For better or worse, black metal has evolved. The halcyon days of low fidelity recordings and four-track demos are but bittersweet memories fading on the horizon. Perhaps Satan’s smoldering grasp on the metal scene loosened in recent years, spawning new and experimental visions that only ostensibly wave the black metal banner. While we can agree that the infrequencies of church burnings and murderous music beefs are an overall net positive, the quotidian outcropping of ambient and spacy black metal has understandably polarized the community. Of the numerous new classifications of extreme music, one largely popular crossover genre is blackened death, and twenty-nine year old veterans Necrophobic have returned to grace our wretched ears with another sinister project, The Mark of the Necrogram. Is this mark permanent, or will it wash away into black metal obscurity?
There are no two-minute ambient introductions on this album; the quintet waste no time in bringing forth their melodic brand of blackened death with the opening titular track. The twin guitars of axemen Ramstedt and Bergebäck spar, cascading up and down scales before joining in distorted unison overtop driving percussion. This passage feels like a rallying cry, like a director scoring the accompaniment for a platoon of demons to embark for war. Setting the scene even more are the sneering, seething vocals of the satanic svengali Anders Strokirk, beckoning the horde with orders of riff-laden war. “The Mark of the Necrogram” is an example of good melodic metal songwriting: the intensity of the instrumentation and narrative never waver, and they’re varied and diverse enough to keep the listener’s interest for the over forty-minute runtime.
Production-wise, the album sounds nearly impeccable. The lead and rhythm guitars are engineered very well, and the backing percussion and bass assist in making The Mark of the Necrogram a devastatingly heavy record. Many of the songs ebb with tremendous creativity, bursting with ear-piercing electric squeals, megaton riffs, and even singalong passages. Cuts like “Tsar Bomba” show off Necrophobic’s ability to craft a fiendish chorus that’s so catchy it would make fellow countrymen Amon Amarth jealous they didn’t write it first.
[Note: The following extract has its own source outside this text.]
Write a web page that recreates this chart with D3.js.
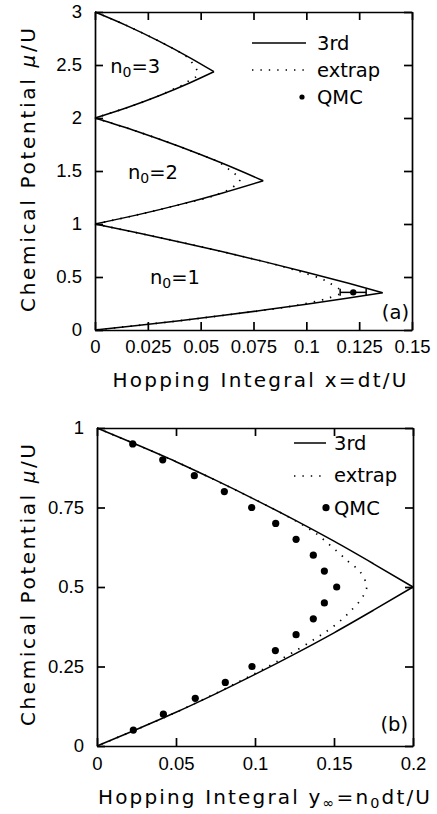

While the musicianship never wavers in the mix, returning frontman Strokirk’s performance occasionally feels muddled and distant. His malevolent growls and shouts are unimpeachably ferocious, but at times, it sounds like the studio engineer recorded his vocals in a long, echoing hallway. But, the impressive sonic quality of The Mark of the Necrogram sets the album apart from its Swe-death contemporaries, and other bands from the Stockholm scene should listen closely and take notes.
For a group entering their thirtieth year with numerous lineup changes, expectations for a new album should be kept reasonably low; however, Necrophobic prove that their brand of blistering blackened death metal warrants them a place among the genre’s echelon of titans. Minor production quibbles aside, The Mark of the Necrogram is an unmissable entry in this already-exciting year of grade-A metal.